# What the task requires:
Reproduce nothing but the lines from the one with "Clone this chart in seaborn and matplotlib." through the one with "rc_err = [6.3e-6, 1.5e-7, 4.2e-11, 5.2e-11, 2.2e-10]", exactly and with both ends. Omit pictures.
-- begin Given data --
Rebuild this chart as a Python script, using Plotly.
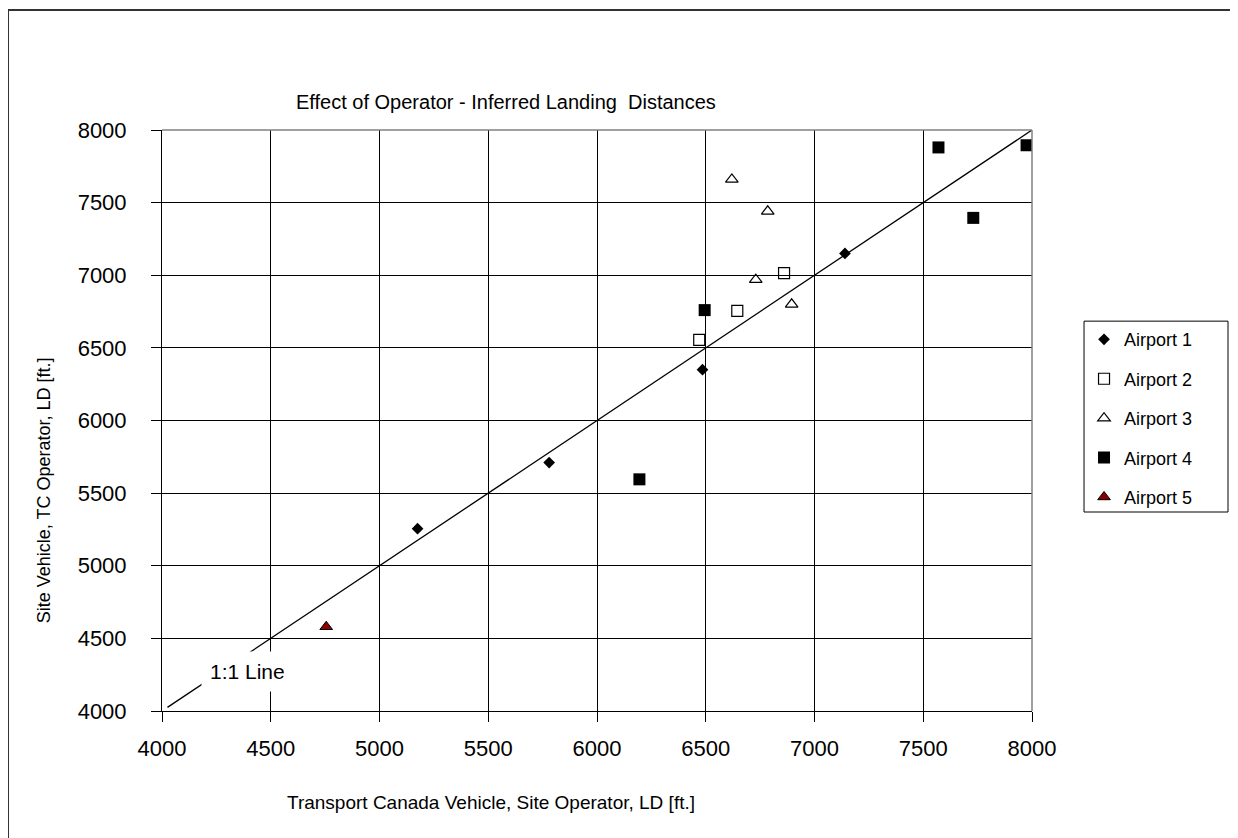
-- end Given data --
-- begin Given data --
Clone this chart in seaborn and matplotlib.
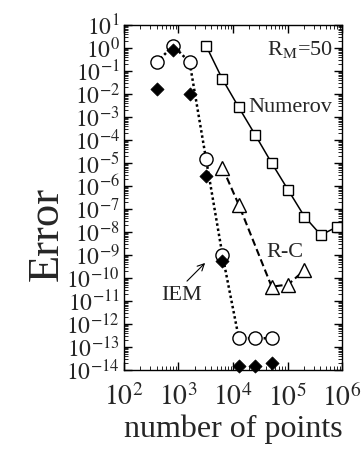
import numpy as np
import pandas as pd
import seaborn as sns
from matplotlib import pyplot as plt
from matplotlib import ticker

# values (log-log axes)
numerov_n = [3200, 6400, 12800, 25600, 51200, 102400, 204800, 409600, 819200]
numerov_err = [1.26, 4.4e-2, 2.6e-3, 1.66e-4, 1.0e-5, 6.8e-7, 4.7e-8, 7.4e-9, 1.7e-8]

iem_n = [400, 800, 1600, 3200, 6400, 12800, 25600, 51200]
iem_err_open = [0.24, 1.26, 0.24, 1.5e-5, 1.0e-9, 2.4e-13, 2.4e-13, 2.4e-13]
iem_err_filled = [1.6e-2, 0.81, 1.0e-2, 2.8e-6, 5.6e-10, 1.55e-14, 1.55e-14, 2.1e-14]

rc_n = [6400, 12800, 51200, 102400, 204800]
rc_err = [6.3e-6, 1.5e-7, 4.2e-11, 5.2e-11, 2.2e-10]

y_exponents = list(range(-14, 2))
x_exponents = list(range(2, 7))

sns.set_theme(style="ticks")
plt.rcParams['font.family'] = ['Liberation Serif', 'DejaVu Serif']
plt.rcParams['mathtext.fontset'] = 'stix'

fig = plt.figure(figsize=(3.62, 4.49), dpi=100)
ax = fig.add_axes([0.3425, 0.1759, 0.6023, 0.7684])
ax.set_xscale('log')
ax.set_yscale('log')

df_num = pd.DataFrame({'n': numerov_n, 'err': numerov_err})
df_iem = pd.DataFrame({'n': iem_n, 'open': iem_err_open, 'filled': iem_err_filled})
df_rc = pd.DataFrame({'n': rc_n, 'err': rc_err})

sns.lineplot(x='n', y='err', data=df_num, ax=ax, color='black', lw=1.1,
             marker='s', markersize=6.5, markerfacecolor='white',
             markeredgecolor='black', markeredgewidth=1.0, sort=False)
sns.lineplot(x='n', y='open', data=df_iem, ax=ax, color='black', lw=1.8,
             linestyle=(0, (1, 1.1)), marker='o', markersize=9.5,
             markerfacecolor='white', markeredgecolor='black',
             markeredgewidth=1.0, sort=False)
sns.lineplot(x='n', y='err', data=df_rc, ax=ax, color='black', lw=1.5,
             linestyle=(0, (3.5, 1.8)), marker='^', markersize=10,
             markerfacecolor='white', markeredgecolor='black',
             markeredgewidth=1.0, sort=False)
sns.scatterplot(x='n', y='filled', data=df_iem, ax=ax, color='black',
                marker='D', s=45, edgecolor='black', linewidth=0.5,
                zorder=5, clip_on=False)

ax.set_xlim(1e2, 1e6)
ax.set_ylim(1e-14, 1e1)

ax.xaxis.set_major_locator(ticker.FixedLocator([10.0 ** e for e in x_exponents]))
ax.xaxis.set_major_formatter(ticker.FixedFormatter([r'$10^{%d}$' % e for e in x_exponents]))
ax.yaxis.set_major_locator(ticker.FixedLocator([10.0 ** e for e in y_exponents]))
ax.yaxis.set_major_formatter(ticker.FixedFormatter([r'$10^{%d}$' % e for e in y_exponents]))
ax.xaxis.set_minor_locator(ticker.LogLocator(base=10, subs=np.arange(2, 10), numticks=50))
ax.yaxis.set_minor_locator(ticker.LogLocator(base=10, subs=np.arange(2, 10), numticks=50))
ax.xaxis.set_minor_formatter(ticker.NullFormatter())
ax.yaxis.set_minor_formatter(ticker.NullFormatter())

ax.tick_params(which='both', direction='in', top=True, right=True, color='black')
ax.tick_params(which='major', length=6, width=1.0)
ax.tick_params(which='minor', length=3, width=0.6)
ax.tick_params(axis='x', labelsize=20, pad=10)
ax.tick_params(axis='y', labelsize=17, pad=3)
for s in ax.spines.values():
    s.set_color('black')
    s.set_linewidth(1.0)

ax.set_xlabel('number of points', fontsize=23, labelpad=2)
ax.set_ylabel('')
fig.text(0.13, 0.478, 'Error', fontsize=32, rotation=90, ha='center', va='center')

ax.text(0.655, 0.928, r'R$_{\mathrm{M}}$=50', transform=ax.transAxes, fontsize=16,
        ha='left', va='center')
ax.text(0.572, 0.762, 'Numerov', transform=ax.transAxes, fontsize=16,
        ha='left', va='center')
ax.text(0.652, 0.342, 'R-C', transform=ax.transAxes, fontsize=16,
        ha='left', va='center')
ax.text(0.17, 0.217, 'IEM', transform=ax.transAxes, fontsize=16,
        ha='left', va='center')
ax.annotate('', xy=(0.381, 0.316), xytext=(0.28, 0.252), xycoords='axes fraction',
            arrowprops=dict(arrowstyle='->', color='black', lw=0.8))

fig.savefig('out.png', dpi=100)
-- end Given data --
-- begin Given data --
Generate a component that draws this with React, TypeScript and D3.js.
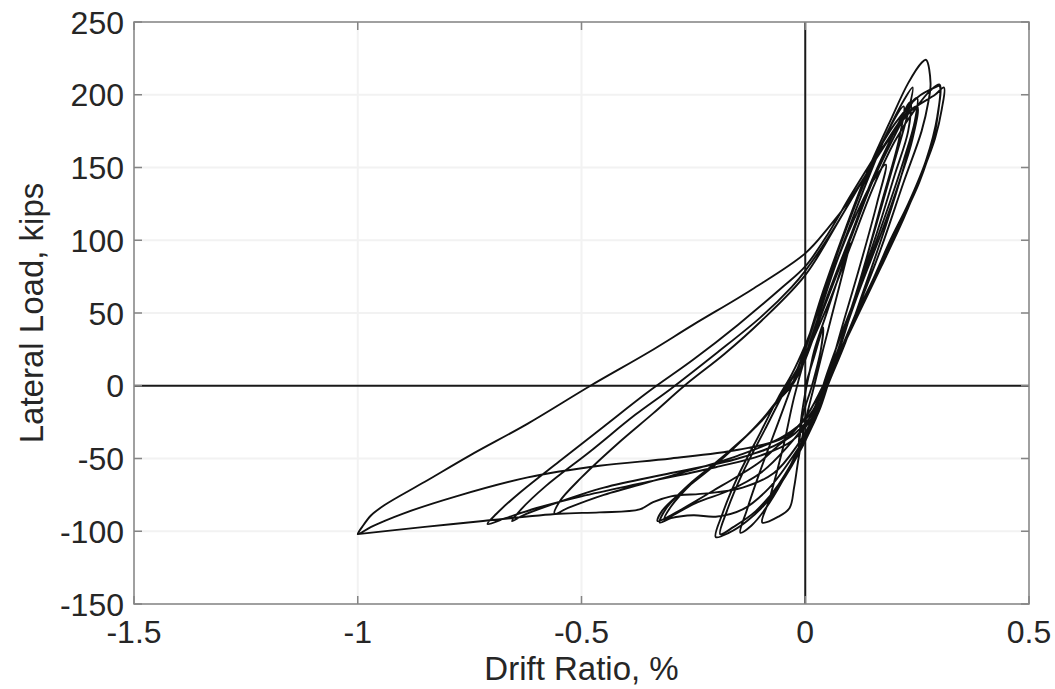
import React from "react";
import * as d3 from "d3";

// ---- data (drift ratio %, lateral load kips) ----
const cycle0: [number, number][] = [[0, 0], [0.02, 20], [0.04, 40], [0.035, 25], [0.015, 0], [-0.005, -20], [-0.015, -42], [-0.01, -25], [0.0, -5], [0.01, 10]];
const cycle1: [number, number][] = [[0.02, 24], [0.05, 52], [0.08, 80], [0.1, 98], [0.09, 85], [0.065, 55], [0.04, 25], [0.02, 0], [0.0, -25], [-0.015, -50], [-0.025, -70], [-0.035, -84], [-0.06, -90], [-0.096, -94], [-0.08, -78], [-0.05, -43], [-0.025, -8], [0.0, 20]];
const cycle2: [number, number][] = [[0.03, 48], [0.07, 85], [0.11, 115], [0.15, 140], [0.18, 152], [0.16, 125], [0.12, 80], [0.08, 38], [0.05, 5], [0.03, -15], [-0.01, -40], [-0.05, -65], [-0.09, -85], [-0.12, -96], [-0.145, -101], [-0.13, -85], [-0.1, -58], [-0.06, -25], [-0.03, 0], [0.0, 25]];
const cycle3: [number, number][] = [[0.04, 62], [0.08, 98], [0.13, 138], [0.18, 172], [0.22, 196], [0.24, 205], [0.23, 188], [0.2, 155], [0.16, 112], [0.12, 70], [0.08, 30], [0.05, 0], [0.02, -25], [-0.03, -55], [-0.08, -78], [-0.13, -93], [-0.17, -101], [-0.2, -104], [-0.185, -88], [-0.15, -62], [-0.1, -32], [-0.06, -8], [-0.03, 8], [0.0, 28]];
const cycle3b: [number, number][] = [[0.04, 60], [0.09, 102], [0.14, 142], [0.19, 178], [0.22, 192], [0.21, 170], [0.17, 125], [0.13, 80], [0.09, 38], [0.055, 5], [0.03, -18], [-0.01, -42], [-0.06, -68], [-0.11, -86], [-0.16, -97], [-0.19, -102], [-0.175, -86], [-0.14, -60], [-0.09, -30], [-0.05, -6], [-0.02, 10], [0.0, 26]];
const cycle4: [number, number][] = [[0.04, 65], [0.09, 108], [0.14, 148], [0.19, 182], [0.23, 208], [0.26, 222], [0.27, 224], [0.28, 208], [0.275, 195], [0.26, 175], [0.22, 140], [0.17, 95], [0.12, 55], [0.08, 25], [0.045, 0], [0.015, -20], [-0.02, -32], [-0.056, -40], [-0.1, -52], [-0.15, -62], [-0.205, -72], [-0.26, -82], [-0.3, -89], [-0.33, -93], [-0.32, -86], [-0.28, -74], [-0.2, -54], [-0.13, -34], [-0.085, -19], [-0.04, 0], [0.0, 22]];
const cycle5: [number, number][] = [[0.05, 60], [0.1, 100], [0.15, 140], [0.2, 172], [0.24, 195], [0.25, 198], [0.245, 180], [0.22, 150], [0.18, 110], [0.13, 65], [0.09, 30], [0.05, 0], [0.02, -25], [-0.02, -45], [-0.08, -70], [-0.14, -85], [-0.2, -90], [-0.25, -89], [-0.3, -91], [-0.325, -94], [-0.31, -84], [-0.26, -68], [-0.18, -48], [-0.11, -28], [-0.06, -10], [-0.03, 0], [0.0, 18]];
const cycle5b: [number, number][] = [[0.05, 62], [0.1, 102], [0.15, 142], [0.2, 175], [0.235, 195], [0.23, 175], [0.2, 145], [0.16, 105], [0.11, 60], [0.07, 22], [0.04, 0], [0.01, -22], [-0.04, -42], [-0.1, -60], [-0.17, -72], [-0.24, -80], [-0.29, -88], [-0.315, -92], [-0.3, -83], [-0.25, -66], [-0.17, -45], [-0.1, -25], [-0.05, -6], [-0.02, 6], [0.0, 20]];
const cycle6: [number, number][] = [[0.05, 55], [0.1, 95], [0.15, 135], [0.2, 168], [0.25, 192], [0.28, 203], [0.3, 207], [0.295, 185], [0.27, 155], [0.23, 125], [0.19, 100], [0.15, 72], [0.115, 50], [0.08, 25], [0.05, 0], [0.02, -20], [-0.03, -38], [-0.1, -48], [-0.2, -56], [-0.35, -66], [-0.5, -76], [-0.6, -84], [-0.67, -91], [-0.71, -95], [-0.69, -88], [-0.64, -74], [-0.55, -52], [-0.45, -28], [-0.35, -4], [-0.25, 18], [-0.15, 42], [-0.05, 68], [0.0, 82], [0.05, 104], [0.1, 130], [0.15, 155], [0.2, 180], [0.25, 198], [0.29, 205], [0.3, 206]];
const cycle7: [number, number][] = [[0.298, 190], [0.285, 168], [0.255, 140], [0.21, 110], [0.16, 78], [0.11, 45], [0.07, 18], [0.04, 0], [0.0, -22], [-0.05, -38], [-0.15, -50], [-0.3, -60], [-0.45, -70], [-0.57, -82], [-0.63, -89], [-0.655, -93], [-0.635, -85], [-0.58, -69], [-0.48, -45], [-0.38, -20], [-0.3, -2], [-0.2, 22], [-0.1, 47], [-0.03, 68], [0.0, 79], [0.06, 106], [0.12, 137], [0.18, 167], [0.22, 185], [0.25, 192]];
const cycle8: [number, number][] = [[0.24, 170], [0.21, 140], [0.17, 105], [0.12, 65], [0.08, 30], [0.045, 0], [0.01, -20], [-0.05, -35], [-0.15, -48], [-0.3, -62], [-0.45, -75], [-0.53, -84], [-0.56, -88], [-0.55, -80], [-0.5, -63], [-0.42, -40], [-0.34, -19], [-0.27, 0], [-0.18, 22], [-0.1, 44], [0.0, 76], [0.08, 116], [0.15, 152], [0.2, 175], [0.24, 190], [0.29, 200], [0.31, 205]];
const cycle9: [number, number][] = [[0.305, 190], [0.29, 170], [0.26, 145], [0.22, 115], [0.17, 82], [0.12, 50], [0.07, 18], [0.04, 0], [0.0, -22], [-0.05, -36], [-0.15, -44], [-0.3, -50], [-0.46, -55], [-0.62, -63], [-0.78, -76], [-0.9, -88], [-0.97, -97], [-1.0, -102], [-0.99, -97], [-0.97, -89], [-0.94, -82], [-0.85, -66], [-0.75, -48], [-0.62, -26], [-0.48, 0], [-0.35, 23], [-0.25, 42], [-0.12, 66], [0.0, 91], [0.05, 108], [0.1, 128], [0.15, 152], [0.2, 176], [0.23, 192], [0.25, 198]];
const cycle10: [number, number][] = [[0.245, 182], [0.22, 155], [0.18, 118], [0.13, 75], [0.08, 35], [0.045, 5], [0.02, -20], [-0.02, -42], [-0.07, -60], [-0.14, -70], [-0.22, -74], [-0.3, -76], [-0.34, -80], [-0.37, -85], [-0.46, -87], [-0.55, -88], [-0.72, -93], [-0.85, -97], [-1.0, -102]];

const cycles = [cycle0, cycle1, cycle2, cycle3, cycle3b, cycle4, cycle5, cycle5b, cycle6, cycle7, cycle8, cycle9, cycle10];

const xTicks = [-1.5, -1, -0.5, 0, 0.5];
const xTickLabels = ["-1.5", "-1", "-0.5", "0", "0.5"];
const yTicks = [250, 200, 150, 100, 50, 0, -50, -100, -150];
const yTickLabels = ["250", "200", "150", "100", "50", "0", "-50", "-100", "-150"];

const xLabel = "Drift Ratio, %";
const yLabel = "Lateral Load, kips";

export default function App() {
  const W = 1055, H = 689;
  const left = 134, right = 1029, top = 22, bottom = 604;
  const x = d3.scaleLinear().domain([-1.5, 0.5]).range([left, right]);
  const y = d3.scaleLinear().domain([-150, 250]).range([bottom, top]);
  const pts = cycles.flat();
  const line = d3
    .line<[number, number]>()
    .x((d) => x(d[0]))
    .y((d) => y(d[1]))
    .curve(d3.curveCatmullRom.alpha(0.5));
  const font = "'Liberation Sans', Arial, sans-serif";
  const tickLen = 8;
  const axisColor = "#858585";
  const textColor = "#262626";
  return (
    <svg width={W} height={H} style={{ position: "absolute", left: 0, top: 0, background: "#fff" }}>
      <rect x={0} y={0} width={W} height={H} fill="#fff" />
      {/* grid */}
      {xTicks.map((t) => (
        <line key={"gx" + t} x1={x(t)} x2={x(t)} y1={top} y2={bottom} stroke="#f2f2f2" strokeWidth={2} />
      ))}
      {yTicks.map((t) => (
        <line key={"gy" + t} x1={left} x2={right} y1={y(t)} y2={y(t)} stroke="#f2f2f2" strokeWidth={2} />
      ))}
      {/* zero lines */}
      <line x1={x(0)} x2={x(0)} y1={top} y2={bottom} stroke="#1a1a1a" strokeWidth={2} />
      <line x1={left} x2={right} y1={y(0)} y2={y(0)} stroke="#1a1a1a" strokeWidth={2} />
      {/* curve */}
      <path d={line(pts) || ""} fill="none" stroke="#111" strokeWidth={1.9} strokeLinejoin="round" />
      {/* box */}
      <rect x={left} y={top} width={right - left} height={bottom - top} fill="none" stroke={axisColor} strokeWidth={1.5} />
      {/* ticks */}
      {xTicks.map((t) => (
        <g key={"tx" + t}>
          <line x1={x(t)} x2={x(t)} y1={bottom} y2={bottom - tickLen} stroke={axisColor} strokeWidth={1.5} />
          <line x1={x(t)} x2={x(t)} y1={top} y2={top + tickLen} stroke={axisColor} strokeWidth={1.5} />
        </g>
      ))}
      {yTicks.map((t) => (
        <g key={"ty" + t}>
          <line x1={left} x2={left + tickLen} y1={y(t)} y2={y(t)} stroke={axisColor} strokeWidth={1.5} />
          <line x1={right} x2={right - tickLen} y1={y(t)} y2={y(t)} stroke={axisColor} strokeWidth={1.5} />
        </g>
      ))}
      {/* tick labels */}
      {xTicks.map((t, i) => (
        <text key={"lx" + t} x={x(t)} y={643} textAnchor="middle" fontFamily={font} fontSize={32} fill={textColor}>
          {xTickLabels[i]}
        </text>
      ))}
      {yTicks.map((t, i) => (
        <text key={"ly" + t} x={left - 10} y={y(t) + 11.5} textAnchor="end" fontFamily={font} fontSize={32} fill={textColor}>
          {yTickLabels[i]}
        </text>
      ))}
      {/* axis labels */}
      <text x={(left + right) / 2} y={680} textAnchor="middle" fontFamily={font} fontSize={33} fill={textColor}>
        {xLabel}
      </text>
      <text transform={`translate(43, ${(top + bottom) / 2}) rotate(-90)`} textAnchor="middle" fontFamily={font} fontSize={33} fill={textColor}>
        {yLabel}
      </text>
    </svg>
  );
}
-- end Given data --
# Response to the exercise:
Clone this chart in seaborn and matplotlib.
import numpy as np
import pandas as pd
import seaborn as sns
from matplotlib import pyplot as plt
from matplotlib import ticker

# values (log-log axes)
numerov_n = [3200, 6400, 12800, 25600, 51200, 102400, 204800, 409600, 819200]
numerov_err = [1.26, 4.4e-2, 2.6e-3, 1.66e-4, 1.0e-5, 6.8e-7, 4.7e-8, 7.4e-9, 1.7e-8]

iem_n = [400, 800, 1600, 3200, 6400, 12800, 25600, 51200]
iem_err_open = [0.24, 1.26, 0.24, 1.5e-5, 1.0e-9, 2.4e-13, 2.4e-13, 2.4e-13]
iem_err_filled = [1.6e-2, 0.81, 1.0e-2, 2.8e-6, 5.6e-10, 1.55e-14, 1.55e-14, 2.1e-14]

rc_n = [6400, 12800, 51200, 102400, 204800]
rc_err = [6.3e-6, 1.5e-7, 4.2e-11, 5.2e-11, 2.2e-10]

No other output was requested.